Small Business Saturday: Cut taxes to save local small businesses says Zöe Franklin

December 3, 2021 9:28 AM

Small businesses are the lifeblood of our communities yet the Conservative Government is crippling them with planned increases in National Insurance contributions from the new year. Here in Guildford and Cranleigh these rises will impact an estimated 2,000 small businesses and entrepreneurs and cost them a massive £5.1million.

Once again the Conservatives are showing that they don't understand or care about small businesses by ploughing on with these tax increases in spite of businesses' mounting bills and worries about the impact of the new Covid variant in the coming weeks.

Ahead of Small Business Saturday tomorrow I am calling, alongside Liberal Democrat colleagues, for taxes to be slashed on small businesses. Our proposed tax cut would save small businesses an average of £5,000 a year by helping them with staff costs, and would be achieved by quadrupling the Employment Allowance to £16,000 for a period of two years. This would allow a small business to employ five people on an average salary without paying any National Insurance contributions. 1.1 million businesses would be eligible for this tax cut, which would save them an estimated £5.5 billion next year.

This tax cut is crucial. According to a recent survey by the Federation of Small Businesses, a record number of small businesses say they are struggling with rising costs whilst new Covid restrictions loom.

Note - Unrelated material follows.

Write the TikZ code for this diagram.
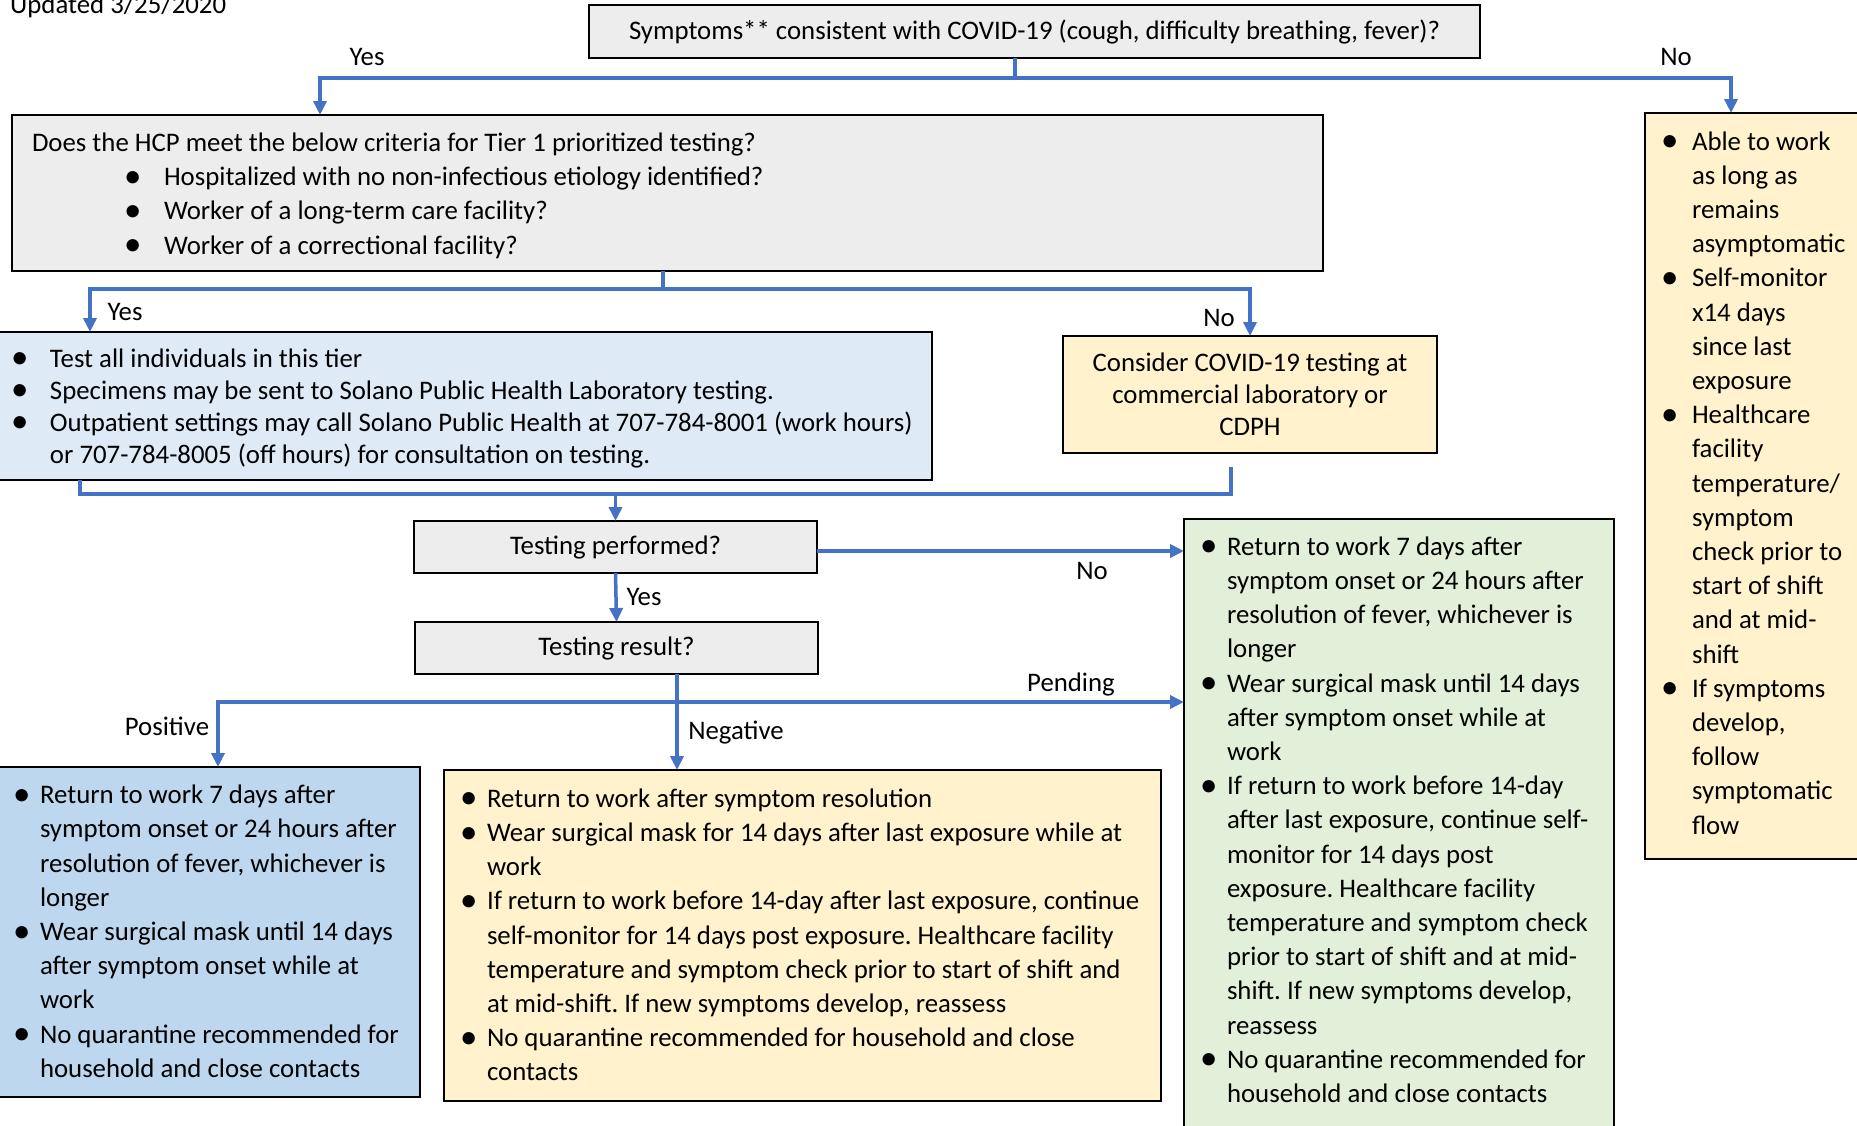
\documentclass[tikz,border=0pt]{standalone}
\usepackage{fontspec}
\setmainfont{Carlito}
\usetikzlibrary{arrows.meta,calc}
\definecolor{conn}{HTML}{4472C4}
\definecolor{grayfill}{HTML}{EDEDED}
\definecolor{lblue}{HTML}{DEEBF7}
\definecolor{mblue}{HTML}{BDD7EE}
\definecolor{lyellow}{HTML}{FFF2CC}
\definecolor{lgreen}{HTML}{E2F0D9}
\frenchspacing
\newlength\hangw
\newcommand\nl{\hfil\break}
\newcommand\fixsp{\spaceskip=0.226em\relax\xspaceskip=0.226em\relax}
\newcommand\bulmark{\raisebox{-1.5pt}{\scalebox{1.3}{\textbullet}}}
\newcommand\bul[1]{\noindent\hangindent=\hangw\hangafter=1\makebox[\hangw][l]{\bulmark}\strut#1\par}
\tikzset{
  box/.style={draw=black, line width=1.8pt, inner sep=0pt, outer sep=0pt},
  txt/.style={inner sep=0pt, outer sep=0pt, anchor=north west, font=\fontsize{26.8}{34.2}\selectfont},
  lab/.style={inner sep=0pt, font=\fontsize{26.8}{32}\selectfont},
  conn/.style={draw=conn, line width=3.5pt},
  arr/.style={conn, -{Triangle[length=14pt,width=13pt]}},
  arr2/.style={conn, {Triangle[length=14pt,width=13pt]}-{Triangle[length=14pt,width=13pt]}}
}
\begin{document}
\begin{tikzpicture}[x=1pt,y=-1pt]
\useasboundingbox[fill=white] (0,0) rectangle (1857,1125);

% boxes
\node[box, fill=grayfill, minimum width=891, minimum height=53, font=\fontsize{26.8}{32}\selectfont] (sym) at (1034.5,31.5) {Symptoms** consistent with COVID-19 (cough, difficulty breathing, fever)?};
\node[box, fill=grayfill, minimum width=1311, minimum height=156, anchor=north west] (hcp) at (12,115) {};
\node[box, fill=lyellow, minimum width=230, minimum height=746, anchor=north west] (ry) at (1645,113) {};
\node[box, fill=lblue, minimum width=933, minimum height=148, anchor=north west] (tier1) at (-1,332) {};
\node[box, fill=lyellow, minimum width=374, minimum height=117, align=center, font=\fontsize{26.8}{32}\selectfont] (cons) at (1250,394.5) {Consider COVID-19 testing at\\commercial laboratory or\\CDPH};
\node[box, fill=grayfill, minimum width=403, minimum height=52, font=\fontsize{26.8}{32}\selectfont] (tp) at (615.5,547) {Testing performed?};
\node[box, fill=grayfill, minimum width=403, minimum height=52, font=\fontsize{26.8}{32}\selectfont] (tr) at (616.5,648) {Testing result?};
\node[box, fill=lgreen, minimum width=430, minimum height=630, anchor=north west] (green) at (1184,519) {};
\node[box, fill=mblue, minimum width=421, minimum height=330, anchor=north west] (pos) at (-1,767) {};
\node[box, fill=lyellow, minimum width=717, minimum height=331, anchor=north west] (neg) at (444,770) {};

% texts
\node[lab, anchor=base west] (upd) at (10,13) {Updated 3/25/2020};

\node[txt, text width=1290pt] (hcpt) at (32,127.6) {\fixsp\strut Does the HCP meet the below criteria for Tier 1 prioritized testing?\nl
\hspace*{92pt}\makebox[40pt][l]{\bulmark}Hospitalized with no non-infectious etiology identified?\nl
\hspace*{92pt}\makebox[40pt][l]{\bulmark}Worker of a long-term care facility?\nl
\hspace*{92pt}\makebox[40pt][l]{\bulmark}Worker of a correctional facility?\par};

\node[txt, text width=300pt] (ryt) at (1661,126.2) {\fixsp\setlength\hangw{31pt}%
\bul{Able to work\nl as long as\nl remains\nl asymptomatic}%
\bul{Self-monitor\nl x14 days\nl since last\nl exposure}%
\bul{Healthcare\nl facility\nl temperature/\nl symptom\nl check prior to\nl start of shift\nl and at mid-\nl shift}%
\bul{If symptoms\nl develop,\nl follow\nl symptomatic\nl flow}};

\node[txt, text width=1000pt, font=\fontsize{26.8}{32}\selectfont] (tier1t) at (11,345) {\fixsp\setlength\hangw{39pt}%
\bul{Test all individuals in this tier}%
\bul{Specimens may be sent to Solano Public Health Laboratory testing.}%
\bul{Outpatient settings may call Solano Public Health at 707-784-8001 (work hours)\nl or 707-784-8005 (off hours) for consultation on testing.}};

\node[txt, text width=450pt] (greent) at (1200,531.4) {\fixsp\setlength\hangw{27pt}%
\bul{Return to work 7 days after\nl symptom onset or 24 hours after\nl resolution of fever, whichever is\nl longer}%
\bul{Wear surgical mask until 14 days\nl after symptom onset while at\nl work}%
\bul{If return to work before 14-day\nl after last exposure, continue self-\nl monitor for 14 days post\nl exposure. Healthcare facility\nl temperature and symptom check\nl prior to start of shift and at mid-\nl shift. If new symptoms develop,\nl reassess}%
\bul{No quarantine recommended for\nl household and close contacts}};

\node[txt, text width=450pt] (post) at (13,779.8) {\fixsp\setlength\hangw{27pt}%
\bul{Return to work 7 days after\nl symptom onset or 24 hours after\nl resolution of fever, whichever is\nl longer}%
\bul{Wear surgical mask until 14 days\nl after symptom onset while at\nl work}%
\bul{No quarantine recommended for\nl household and close contacts}};

\node[txt, text width=760pt] (negt) at (460,783.4) {\fixsp\setlength\hangw{27pt}%
\bul{Return to work after symptom resolution}%
\bul{Wear surgical mask for 14 days after last exposure while at\nl work}%
\bul{If return to work before 14-day after last exposure, continue\nl self-monitor for 14 days post exposure. Healthcare facility\nl temperature and symptom check prior to start of shift and\nl at mid-shift. If new symptoms develop, reassess}%
\bul{No quarantine recommended for household and close\nl contacts}};

% connector coordinates
\coordinate (s1) at (1015,78);
\coordinate (cY) at (320,78);
\coordinate (cN) at (1731,78);
\coordinate (s2) at (663,289);
\coordinate (tY) at (90,289);
\coordinate (m1) at (80,494);
\coordinate (m2) at (1231,494);
\coordinate (m3) at (1231,467);
\coordinate (n1) at (0,551);
\coordinate (r0) at (218,702);
\coordinate (rs) at (677,702);

% connectors
\draw[conn] (sym.south -| s1) -- (s1);
\draw[arr2] (cY |- hcp.north) -- (cY) -- (cN) -- (cN |- ry.north);
\draw[conn] (hcp.south -| s2) -- (s2);
\draw[arr2] (tY |- tier1.north) -- (tY) -- (cons.north |- s2) -- (cons.north);
\draw[conn] (tier1.south -| m1) -- (m1) -- (m2) -- (m3);
\draw[arr] (tp.north |- m1) -- (tp.north);
\draw[arr] (n1 -| tp.east) -- (n1 -| green.west);
\draw[arr] (tp.south) -- (tr.north);
\draw[arr2] (r0 |- pos.north) -- (r0) -- (r0 -| green.west);
\draw[arr] (tr.south -| rs) -- (neg.north -| rs);

% labels
\node[lab] (lyes1) at (367,57) {Yes};
\node[lab] (lno1) at (1676,57) {No};
\node[lab] (lyes2) at (125,312) {Yes};
\node[lab] (lno2) at (1219,318) {No};
\node[lab] (lno3) at (1092,571) {No};
\node[lab] (lyes3) at (644,597) {Yes};
\node[lab] (lpos) at (167,726) {Positive};
\node[lab] (lpend) at (1071,684) {Pending};
\node[lab] (lneg) at (736,733) {Negative};
\end{tikzpicture}
\end{document}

Local restaurants are also reporting Christmas bookings being cancelled, which will set owners back thousands of pounds.

Zöe Franklin on High Street, Guildford

Small businesses have suffered enough over the course of the pandemic and need our help. This big bold offer is the way to show our commitment to small businesses and ensure they can thrive in 2022.

Zöe Franklin
Liberal Democrat Parliamentary Spokesperson for Guildford, Cranleigh and our villages

3rd December 2021

In detail: How the tax cut would work and how it would be funded

Quadrupling the Employment Allowance to £16,000

The Liberal Democrats are calling for a tax cut that would save small businesses up to £16,000 a year. This tax cut would be achieved by quadrupling the Employment Allowance to £16,000.

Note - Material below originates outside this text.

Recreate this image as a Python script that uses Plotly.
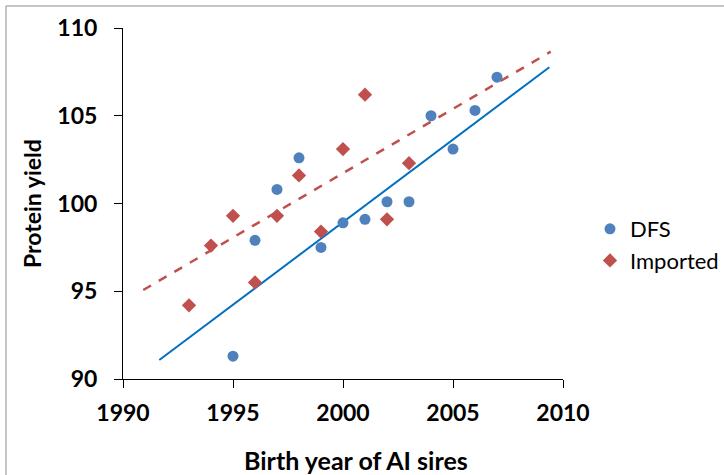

  • The tax cut would allow any small business whose annual NICs bill is less than £100,000 to employ 5 people without paying any NICs - provided they are paid the median UK salary (£31,285).
  • 1.1 million businesses would be eligible for this tax cut, which could give them a cash injection of up to £16,000 a year. 86% of claimants could end up employing at least half their staff tax-free (930,000 EA claimants employ 1-9 people).
  • This tax cut should stay in place for a minimum of two years to support the UK's economic recovery from Covid-19. It should then be reviewed and extended accordingly.
  • According to the ONS, UK median annual pay for 2020-21 stood at £31,285. A salary at that level equates to employer's NICs worth £3,097 at the current rate of employer's NI, and £3,378 at the new rate of NI set to be introduced in April 2022.
  • We estimate that this policy would cost £5.5 billion a year. According to HMRC, raising the EA by £1,000 (from £3,000 to £4,000) will cost the Government £455 million in 2021-22. This implies the current cost of the policy at £4,000 is £1.82 billion. Quadrupling the allowance would cost an additional £5.5 billion compared to the policy's current cost.
  • This means that this £5.5 billion cash injection would translate to an average tax saving of £5,000 across the 1.1 million eligible businesses.
  • Employment Allowance takeup statistics for 2020-21, including takeup on a regional and constituency basis can be found here.

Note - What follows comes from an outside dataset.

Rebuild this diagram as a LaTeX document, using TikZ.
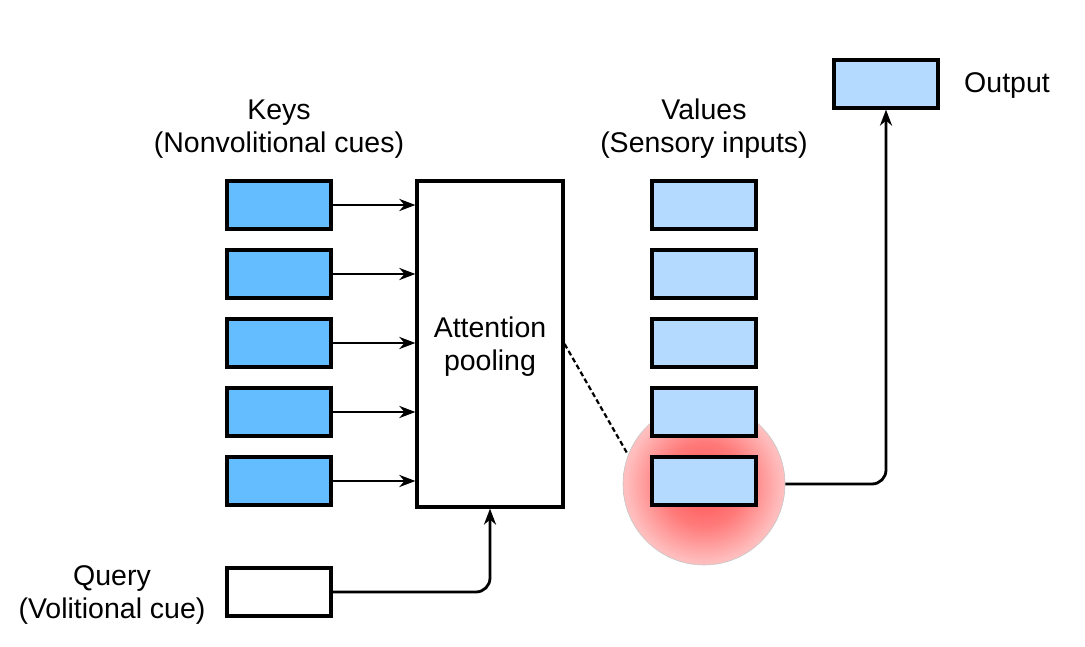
\documentclass[tikz,border=0pt]{standalone}
\usepackage{fontspec}
\setmainfont{Liberation Sans}
\usetikzlibrary{shapes,arrows.meta,calc}
\definecolor{keyblue}{RGB}{99,189,255}
\definecolor{valblue}{RGB}{180,218,255}
\pgfdeclareradialshading{glow}{\pgfpoint{0bp}{0bp}}{color(0bp)=(red!70); color(13bp)=(red!52); color(24bp)=(red!26); color(36bp)=(red!10); color(45bp)=(red!3); color(50bp)=(white)}
\tikzstyle{line} = [draw, line width=2.8pt, -{Stealth[length=16pt,width=12pt,inset=5pt]}]
\tikzstyle{block} = [draw, rectangle, line width=3.2pt, minimum width=104pt, minimum height=48pt]
\tikzstyle{keybox} = [block, fill=keyblue]
\tikzstyle{valbox} = [block, fill=valblue]
\tikzstyle{caption} = [text centered, align=center, font=\fontsize{28.5}{33}\selectfont]

\begin{document}
\begin{tikzpicture}[x=1pt, y=-1pt, node distance=69pt, auto]
        \useasboundingbox (0,0) rectangle (1085,647);
        \node[keybox] (k1) at (279,205) {};
        \node[keybox, below of=k1] (k2) {};
        \node[keybox, below of=k2] (k3) {};
        \node[keybox, below of=k3] (k4) {};
        \node[keybox, below of=k4] (k5) {};
        \node[block, caption, minimum width=146pt, minimum height=326pt] (att) at (490,344) {};
        \node[caption] (attlabel) at (490,347) {Attention\\pooling};
        \node[circle, minimum size=162pt, shade, shading=glow, draw=gray!45, line width=0.6pt] (focus) at (704,484) {};
        \node[valbox] (v1) at (704,205) {};
        \node[valbox, below of=v1] (v2) {};
        \node[valbox, below of=v2] (v3) {};
        \node[valbox, below of=v3] (v4) {};
        \node[valbox, below of=v4] (v5) {};
        \node[valbox] (out) at (886,84) {};
        \node[block] (query) at (279,592) {};
        \node[caption] (keys) at (279,129) {Keys\\(Nonvolitional cues)};
        \node[caption] (values) at (704,129) {Values\\(Sensory inputs)};
        \node[caption] (outlabel) at (1007,86) {Output};
        \node[caption] (querylabel) at (112,595) {Query\\(Volitional cue)};
        \path[line] (k1.east) -- (k1.east -| att.west);
        \path[line] (k2.east) -- (k2.east -| att.west);
        \path[line] (k3.east) -- (k3.east -| att.west);
        \path[line] (k4.east) -- (k4.east -| att.west);
        \path[line] (k5.east) -- (k5.east -| att.west);
        \path[line, rounded corners=14pt] (query.east) -| (att.south);
        \path[line, rounded corners=14pt] (focus.east) -| (out.south);
        \draw[line width=2.2pt, dash pattern=on 5pt off 3pt] (att.east) -- (focus.159);
    \end{tikzpicture}
\end{document}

SMEs affected by the National Insurance rise per constituency - House of Commons Library Methodology

  • Local area data shows that there are 2.77 million VAT and/or PAYE based enterprises in the UK. This suggests that there are around 1.17 million businesses with 0 employees (2.77 million minus the Government's estimate of 1.6 million businesses with at least 1 employee). These 1.17 million businesses were shared across local areas using each area's share of the UK's businesses with 0-4 employees.
  • The Library shared the estimated 640,000 businesses that won't pay the levy between local areas using the share of the UK's businesses with 0-4 employees in each area (the same approach as with the 1.17 million businesses with 0 employees).
  • For each local area, there is data on the number of businesses with 0-4 employees. The Library estimated the number of businesses in each area with 1-4 employees who are paying some additional NICs by subtracting the estimates that come out of the two above bullet points from the actual data on businesses with 0-4 employees.
  • The Library assumed that all businesses with over 4 employees will pay the health and social care levy.
  • This analysis does not account for different earning levels in each area and therefore should be seen as an indicative estimate.